わかりやすさのサンプル “OXXO”
第一印象から内容が二転三転していくパズル。それでも共通するのは直感で解ける内容だということ。
定められた条件を満たすようにパネルをスライドして位置を揃えていくパズル。
基本的なルールは同じマークのパネル同士を他のマークとの隣接がない独立した状態で接触させるというもので、この隣接関係はさらに発展してあみだくじのような線の対応や同行同列の対応といった非接触な位置関係をも組ませるようになっていく。
このパズルの特徴として特筆すべきことは、ルールが全て直感的に理解できるわかりやすいものだということだろう。
2×1の矩形ブロックは角を利用することで転回ができるというユニークなルールも含め、自然とそのルールを把握し利用できるように作られているのでサクサク進む。
またギミックの内容によってパズルが持つ性質も変わってくる。滑る床のギミックもあるし、対応関係を感知して動かせるようになるギミックが出れば動かす順番が重要になってくる。
しかしながら、ギミック同士の複合はあまりうまくいっているようには見えず、どちらかといえば使用したギミックがその問題の性質を決めてしまっているような気がした。要はパズルの一貫性が薄いということだ。
パネルを掴んで疑似矩形パネルを形作れるパネルと自力移動不可の青パネルを組み合わせた問題などはミニマルな良問として輝いていたものの、あとは多種多様なパズルの薄味詰め合わせといったところだった。
手軽さで語るならばおつまみパズルたりうるものの、なまじ良問が存在しているせいでそれ以外の問題が相対的に殊更単調に感じてしまうため、この作品をおつまみパズルと呼びたくない気持ちがある。
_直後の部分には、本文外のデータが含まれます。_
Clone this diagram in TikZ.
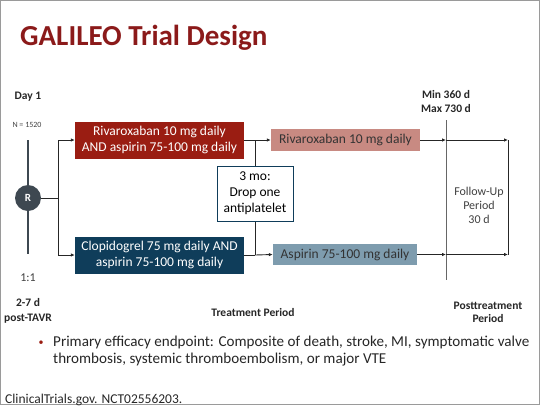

一応問題数が少なく簡単ですぐ終わるという事実もあるが、このパズルをおつまみパズルと呼びたくない理由の本質はそこではない。
おつまみパズルであるからにはいつ齧っても同じ面白さが担保されていてほしいというのがマヌケの考えなので、そこにばらつきがあってほしくはない。
このパズルは内面の面白さで語ると大味だが、外面のデザインに関しては素晴らしい出来として映る。色々とギミックの追加はあったものの、その全てで迷うことなく自然と手を動かすことができた。
わかりやすいルールを語るものとして、このパズルのデザインが優秀なのは間違いない。
パズルとしては中途半端だったものの、デザインの所々に良さが光るパズルだった。それらは間違いなく凡庸なパズルとは一線を画すものである。